Completed Projects

Q: How accurately can Emergency Department (ED) admission be predicted for an individual patient at the time of triage, using routinely collected clinical and demographic information?

Approach: This project develops a machine learning model to estimate the probability that an ED patient will be admitted to the hospital at the time of presentation. Predictor variables include age, sex, body part injured, mechanism and severity of injury, and other routinely recorded triage fields. Two model families are used: logistic regression for interpretability and a random forest classifier for potentially higher predictive accuracy. Both models are trained and evaluated on 25 years of de‑identified ED encounter data.

Select Conclusions and Results:

  1. Over the 25‑year period, approximately 9% of ED visits resulted in hospital admission, 89% were treated and released, and about 2% ended in patients leaving before treatment completion or being transferred to another facility.

  2. Model‑estimated admission probabilities are highest for elderly patients, especially those with high‑severity injuries or certain high‑risk injury categories.

  3. Over the past 15 years there has been a sustained increase in severe injuries among elderly patients across all injury categories, which is consistent with demographic shifts associated with the aging baby‑boomer population.

  4. ED encounters during the Covid‑19 years (2020–2021) show a marked increase in admission rates. Because Covid‑19–related illness substantially altered ED processes, these years should therefore be analyzed separately or treated as outliers when estimating baseline admission patterns.

Hospital ED admission rates vary by patient age, sex, race, diagnosis, injury characteristics, and other clinical factors. High ED volumes and uncertain admission demand contribute to crowding, bed shortages, and delays in care, particularly in urban and teaching hospitals that often operate at or near capacity. A patient‑level predictive model of admission can help hospitals allocate resources more efficiently and prioritize high‑risk patients for early bed management and specialist consultation.

Q: How well can we predict which University of Pittsburgh football season-ticket holders will renew?

Season ticket retention is the financial backbone of college athletic programs, and it depends on who fans are, where they live, when they buy, and how they engage. Using logistic regression and a random forest classifier trained on Pitt Athletics ticketing and customer records, we modeled each account’s probability of renewing for the following season.

Results: The most important predictors include whether a fan reports age and gender (a proxy for engagement depth), the month of purchase (January–February buyers are the most likely to return), and distance from Acrisure Stadium. It was somewhat surprising to find that fans who report demographic information have an estimated 95% probability of renewing, controlling for other factors. Overall model performance was strong. (Lift curves indicated meaningful separation between likely and unlikely renewals.)

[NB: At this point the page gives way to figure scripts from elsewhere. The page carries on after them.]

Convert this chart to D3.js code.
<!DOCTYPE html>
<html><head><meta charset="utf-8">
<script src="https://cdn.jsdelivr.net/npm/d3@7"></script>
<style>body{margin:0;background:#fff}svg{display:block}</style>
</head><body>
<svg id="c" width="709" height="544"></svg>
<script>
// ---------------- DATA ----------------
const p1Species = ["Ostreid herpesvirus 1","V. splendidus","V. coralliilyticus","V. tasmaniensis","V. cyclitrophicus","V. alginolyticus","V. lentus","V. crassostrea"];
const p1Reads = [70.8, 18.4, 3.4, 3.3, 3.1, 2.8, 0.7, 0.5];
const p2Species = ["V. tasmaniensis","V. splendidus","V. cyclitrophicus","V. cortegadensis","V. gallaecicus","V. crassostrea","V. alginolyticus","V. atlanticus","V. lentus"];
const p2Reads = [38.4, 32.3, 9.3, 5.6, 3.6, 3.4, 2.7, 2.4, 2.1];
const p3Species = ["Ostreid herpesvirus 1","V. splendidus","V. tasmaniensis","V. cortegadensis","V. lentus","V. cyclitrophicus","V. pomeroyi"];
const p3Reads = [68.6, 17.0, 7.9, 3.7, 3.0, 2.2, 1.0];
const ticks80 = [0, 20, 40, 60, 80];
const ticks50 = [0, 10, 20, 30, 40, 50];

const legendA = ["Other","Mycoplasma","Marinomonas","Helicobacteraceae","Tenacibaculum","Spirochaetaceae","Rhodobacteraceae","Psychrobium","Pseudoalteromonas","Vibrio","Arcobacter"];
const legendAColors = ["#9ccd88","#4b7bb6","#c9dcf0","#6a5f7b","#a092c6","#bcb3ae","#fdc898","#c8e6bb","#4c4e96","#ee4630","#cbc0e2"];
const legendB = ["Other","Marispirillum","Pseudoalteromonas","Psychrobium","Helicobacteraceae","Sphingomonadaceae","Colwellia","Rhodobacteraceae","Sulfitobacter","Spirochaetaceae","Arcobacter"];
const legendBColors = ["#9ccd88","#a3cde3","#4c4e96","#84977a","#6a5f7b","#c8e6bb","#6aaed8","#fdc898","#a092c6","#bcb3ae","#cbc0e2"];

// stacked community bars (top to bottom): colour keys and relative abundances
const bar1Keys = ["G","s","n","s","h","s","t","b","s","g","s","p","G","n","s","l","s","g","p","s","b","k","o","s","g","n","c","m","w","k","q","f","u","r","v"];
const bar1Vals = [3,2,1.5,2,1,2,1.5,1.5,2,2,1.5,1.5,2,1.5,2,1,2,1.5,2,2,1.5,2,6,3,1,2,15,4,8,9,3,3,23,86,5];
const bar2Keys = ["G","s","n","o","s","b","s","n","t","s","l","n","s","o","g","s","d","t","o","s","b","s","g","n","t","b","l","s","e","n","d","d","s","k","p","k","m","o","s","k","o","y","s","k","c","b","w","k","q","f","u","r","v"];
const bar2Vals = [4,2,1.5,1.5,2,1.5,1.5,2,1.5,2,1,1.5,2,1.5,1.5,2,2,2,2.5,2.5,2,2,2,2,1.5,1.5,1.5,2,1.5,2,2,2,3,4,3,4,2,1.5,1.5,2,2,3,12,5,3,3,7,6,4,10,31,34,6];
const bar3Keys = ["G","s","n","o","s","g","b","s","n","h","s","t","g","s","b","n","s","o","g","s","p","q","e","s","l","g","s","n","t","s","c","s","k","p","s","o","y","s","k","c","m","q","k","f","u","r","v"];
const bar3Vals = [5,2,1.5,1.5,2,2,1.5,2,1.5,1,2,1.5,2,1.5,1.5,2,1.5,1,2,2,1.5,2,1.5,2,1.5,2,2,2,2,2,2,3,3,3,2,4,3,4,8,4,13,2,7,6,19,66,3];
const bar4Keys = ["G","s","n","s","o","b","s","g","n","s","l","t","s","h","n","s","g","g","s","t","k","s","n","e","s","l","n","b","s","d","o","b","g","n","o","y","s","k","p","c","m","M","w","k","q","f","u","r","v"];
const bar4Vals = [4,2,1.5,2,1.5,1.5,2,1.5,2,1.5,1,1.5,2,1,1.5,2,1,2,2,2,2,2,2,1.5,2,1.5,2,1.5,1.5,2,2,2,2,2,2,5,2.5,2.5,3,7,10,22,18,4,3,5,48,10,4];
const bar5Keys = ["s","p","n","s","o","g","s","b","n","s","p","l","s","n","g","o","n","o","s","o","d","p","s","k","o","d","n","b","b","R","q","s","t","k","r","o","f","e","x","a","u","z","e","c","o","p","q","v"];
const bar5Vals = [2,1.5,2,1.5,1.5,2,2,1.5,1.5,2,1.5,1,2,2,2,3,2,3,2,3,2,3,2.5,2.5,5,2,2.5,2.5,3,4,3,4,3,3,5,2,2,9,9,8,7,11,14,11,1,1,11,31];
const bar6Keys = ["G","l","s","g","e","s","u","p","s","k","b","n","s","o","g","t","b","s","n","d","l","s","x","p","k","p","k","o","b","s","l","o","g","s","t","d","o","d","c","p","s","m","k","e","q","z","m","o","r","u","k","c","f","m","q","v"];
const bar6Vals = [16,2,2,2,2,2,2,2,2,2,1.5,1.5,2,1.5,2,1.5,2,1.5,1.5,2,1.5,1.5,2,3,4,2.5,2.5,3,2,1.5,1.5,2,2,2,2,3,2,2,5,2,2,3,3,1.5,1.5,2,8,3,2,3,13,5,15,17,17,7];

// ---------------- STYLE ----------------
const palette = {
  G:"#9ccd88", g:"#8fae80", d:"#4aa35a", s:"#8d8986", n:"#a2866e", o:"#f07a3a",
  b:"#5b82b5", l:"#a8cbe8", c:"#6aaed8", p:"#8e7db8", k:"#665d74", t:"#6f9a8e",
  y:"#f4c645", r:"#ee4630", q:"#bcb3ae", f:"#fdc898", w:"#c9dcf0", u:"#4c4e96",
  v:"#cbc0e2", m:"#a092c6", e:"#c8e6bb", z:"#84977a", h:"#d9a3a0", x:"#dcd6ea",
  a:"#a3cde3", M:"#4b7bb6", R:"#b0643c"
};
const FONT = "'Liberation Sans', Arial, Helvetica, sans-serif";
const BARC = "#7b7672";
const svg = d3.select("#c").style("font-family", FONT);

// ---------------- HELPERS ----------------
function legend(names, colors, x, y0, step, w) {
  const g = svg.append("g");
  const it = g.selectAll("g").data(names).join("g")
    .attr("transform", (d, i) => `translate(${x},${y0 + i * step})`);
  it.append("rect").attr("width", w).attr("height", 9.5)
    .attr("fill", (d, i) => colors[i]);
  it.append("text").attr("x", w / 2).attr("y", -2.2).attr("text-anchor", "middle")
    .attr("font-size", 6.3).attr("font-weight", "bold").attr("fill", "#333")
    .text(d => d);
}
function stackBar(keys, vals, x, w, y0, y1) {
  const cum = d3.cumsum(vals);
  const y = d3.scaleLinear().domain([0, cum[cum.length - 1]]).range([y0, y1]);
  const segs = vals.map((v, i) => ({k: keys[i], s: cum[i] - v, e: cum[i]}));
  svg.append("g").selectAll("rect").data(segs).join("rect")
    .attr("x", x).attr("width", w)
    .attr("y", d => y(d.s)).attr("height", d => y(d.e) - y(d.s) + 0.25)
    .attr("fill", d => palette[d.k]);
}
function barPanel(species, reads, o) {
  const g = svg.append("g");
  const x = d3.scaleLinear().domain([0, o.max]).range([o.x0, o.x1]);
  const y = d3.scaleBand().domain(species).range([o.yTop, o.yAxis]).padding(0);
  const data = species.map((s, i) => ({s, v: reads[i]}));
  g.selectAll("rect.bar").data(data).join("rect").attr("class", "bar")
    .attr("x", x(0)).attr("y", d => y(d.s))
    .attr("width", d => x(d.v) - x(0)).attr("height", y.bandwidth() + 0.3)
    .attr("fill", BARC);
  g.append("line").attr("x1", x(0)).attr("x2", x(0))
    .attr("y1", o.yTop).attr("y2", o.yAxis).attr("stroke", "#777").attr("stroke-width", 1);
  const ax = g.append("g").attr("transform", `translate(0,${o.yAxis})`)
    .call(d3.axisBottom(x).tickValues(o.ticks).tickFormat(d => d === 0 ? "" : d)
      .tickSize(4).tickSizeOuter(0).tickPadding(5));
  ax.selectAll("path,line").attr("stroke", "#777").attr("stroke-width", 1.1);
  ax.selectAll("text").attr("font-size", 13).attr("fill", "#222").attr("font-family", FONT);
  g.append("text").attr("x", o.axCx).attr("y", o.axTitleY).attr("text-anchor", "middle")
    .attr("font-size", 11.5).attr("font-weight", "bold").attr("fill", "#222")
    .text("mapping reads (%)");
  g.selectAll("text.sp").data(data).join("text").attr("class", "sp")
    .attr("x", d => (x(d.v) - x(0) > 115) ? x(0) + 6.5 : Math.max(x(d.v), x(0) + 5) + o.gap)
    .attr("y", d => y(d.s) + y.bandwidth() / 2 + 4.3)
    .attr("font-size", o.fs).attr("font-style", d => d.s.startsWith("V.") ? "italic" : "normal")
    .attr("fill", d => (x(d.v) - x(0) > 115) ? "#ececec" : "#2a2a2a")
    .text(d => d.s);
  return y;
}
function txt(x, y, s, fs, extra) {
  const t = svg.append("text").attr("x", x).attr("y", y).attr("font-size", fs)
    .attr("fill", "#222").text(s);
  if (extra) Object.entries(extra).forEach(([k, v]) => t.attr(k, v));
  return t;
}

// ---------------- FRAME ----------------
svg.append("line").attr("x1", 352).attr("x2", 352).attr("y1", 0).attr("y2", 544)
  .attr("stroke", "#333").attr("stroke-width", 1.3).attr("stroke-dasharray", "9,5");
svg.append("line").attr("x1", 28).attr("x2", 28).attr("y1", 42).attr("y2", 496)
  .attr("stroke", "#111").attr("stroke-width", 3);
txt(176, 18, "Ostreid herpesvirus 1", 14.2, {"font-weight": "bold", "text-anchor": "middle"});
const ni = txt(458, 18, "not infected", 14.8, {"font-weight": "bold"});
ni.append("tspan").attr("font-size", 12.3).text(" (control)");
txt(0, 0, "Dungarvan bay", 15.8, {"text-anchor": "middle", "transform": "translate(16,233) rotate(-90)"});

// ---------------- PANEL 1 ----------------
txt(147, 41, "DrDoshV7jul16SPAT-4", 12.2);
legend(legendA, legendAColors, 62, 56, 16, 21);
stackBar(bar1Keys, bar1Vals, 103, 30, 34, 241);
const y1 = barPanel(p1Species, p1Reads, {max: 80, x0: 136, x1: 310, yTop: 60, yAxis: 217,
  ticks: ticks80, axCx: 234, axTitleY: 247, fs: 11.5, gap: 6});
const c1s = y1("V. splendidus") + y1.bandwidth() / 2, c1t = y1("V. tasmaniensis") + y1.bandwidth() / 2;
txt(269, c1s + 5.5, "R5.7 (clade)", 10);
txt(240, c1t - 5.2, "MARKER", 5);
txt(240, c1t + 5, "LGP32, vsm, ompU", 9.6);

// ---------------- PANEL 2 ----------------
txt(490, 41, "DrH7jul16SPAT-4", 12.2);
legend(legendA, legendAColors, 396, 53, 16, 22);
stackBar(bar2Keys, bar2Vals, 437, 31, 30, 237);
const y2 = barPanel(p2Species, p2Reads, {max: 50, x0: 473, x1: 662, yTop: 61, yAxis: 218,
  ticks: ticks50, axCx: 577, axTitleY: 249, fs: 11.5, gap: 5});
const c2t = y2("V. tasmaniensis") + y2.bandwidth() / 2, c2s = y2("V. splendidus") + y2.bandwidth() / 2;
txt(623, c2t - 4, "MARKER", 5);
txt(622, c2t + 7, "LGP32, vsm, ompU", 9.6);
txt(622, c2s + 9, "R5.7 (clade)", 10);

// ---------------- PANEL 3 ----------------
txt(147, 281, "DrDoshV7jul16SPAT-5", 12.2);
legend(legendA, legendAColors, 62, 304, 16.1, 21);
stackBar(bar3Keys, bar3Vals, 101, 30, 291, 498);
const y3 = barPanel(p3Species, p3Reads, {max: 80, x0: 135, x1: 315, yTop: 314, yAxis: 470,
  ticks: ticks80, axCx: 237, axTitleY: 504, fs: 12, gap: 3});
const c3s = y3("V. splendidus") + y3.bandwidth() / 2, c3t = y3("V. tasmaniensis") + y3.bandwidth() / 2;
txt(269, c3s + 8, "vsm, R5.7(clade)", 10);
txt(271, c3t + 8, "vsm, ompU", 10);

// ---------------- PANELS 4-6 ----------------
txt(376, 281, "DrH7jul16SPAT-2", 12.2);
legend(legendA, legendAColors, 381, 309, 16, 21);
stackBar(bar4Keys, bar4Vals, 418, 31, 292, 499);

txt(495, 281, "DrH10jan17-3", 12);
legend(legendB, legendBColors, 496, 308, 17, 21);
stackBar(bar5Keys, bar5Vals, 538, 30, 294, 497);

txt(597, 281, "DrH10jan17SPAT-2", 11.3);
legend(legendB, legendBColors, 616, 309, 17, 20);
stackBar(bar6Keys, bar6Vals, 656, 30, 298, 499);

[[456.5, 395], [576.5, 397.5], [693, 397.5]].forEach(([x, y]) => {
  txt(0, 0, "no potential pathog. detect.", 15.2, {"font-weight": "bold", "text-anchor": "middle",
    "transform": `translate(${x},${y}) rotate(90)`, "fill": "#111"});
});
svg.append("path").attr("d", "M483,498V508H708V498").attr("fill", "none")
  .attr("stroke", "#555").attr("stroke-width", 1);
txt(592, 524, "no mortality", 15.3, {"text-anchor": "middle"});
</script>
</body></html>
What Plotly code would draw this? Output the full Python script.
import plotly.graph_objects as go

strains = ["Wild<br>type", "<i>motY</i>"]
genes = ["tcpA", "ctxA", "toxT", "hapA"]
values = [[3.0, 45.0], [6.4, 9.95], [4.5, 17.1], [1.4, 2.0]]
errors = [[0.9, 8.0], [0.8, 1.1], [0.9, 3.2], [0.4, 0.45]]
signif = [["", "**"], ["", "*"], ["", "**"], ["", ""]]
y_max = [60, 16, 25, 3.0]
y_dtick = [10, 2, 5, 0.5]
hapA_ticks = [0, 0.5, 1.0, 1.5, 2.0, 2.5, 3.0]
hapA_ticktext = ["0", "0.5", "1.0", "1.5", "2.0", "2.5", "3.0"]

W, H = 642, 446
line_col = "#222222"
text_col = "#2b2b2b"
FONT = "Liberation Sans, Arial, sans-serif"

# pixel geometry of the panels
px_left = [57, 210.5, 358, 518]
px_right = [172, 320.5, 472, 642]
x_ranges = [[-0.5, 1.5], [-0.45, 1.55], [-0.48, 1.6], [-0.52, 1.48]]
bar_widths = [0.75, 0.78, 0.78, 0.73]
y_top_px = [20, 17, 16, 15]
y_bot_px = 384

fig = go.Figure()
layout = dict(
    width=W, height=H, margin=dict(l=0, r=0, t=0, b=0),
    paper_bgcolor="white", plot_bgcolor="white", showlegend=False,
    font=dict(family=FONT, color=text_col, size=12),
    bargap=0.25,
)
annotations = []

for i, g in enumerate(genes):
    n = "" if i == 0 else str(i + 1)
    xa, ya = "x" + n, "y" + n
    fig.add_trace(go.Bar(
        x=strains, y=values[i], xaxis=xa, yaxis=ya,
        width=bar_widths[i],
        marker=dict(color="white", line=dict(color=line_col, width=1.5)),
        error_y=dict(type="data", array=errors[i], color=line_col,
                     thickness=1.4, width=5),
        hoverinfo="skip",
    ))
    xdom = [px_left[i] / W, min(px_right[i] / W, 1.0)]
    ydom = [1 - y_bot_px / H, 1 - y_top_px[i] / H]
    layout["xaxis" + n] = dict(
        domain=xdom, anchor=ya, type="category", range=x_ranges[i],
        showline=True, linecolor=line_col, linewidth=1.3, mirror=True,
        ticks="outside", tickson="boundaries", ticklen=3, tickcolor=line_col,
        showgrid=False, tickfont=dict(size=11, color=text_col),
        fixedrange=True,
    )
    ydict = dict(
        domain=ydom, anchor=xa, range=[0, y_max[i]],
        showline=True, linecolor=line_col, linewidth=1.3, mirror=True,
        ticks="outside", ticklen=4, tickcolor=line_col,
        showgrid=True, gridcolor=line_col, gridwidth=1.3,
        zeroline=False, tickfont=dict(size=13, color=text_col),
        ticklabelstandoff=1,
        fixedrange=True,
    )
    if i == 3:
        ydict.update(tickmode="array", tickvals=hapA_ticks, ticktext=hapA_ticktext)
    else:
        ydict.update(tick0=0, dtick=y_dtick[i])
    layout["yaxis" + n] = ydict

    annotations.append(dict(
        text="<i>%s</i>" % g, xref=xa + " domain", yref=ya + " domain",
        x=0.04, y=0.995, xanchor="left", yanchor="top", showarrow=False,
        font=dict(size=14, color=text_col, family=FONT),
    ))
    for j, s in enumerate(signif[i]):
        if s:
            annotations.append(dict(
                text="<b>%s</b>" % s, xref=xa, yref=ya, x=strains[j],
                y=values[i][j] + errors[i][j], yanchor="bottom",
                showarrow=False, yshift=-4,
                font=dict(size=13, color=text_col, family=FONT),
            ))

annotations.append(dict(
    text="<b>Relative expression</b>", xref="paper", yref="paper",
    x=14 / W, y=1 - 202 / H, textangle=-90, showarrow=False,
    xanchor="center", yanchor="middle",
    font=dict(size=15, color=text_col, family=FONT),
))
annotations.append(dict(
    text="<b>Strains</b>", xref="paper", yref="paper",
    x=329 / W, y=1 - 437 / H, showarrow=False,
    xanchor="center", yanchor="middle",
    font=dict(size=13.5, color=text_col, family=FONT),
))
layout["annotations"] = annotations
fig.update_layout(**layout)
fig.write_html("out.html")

Recommended Action: Integrate the model into the ticketing CRM to flag at-risk accounts (low predicted renewal probability) for targeted outreach before the renewal window closes, and prioritize high-ROI segments for email, phone, or in-game engagement campaigns.

Q: How truly cyclical are cyclical stocks?

Certain groups of stocks (e.g., semiconductor, finance, energy) are commonly labeled cyclical, but what does that mean for projecting their future prices?  If a stock exhibits approximately cyclical behavior, we hypothesize that its price can be modeled as a trend plus a sinusoidal component, i.e., a linear term plus a sinusoidal fit. Once fitted, we can estimate its oscillation period and amplitude, which in turn may help identify time windows where buying or selling is more favorable, subject to risk and model uncertainty. This approach differs from more conventional technical indicators that rely on moving averages and volatility bands based on standard deviations of prices. Our method combines linear regression with sinusoidal curve fitting to estimate a fundamental oscillation period, T, for each stock. In some cases, T is long enough that a full or partial cycle aligns with the holding period required for the U.S. long‑term capital gains tax treatment.

Action: We have modeled industrial and financial stocks and estimated their fundamental periods using daily price data from January 2023 through December 2024 (with the model currently projected forward to December 2026). Given current geopolitical volatility in the Middle East, we plan to delay entries and instead monitor out‑of‑sample performance of the model’s signals before committing capital. Please stand by for updates as we track and evaluate the model’s live performance.

Extensions: Beyond the potential trading applications, our long‑term goal is to use the extracted cycle features (e.g., estimated periods, amplitudes, and phase) as structured inputs to downstream deep learning models.

A caveat: “Markets can remain illogical longer than you can remain solvent.” – John Maynard Keynes.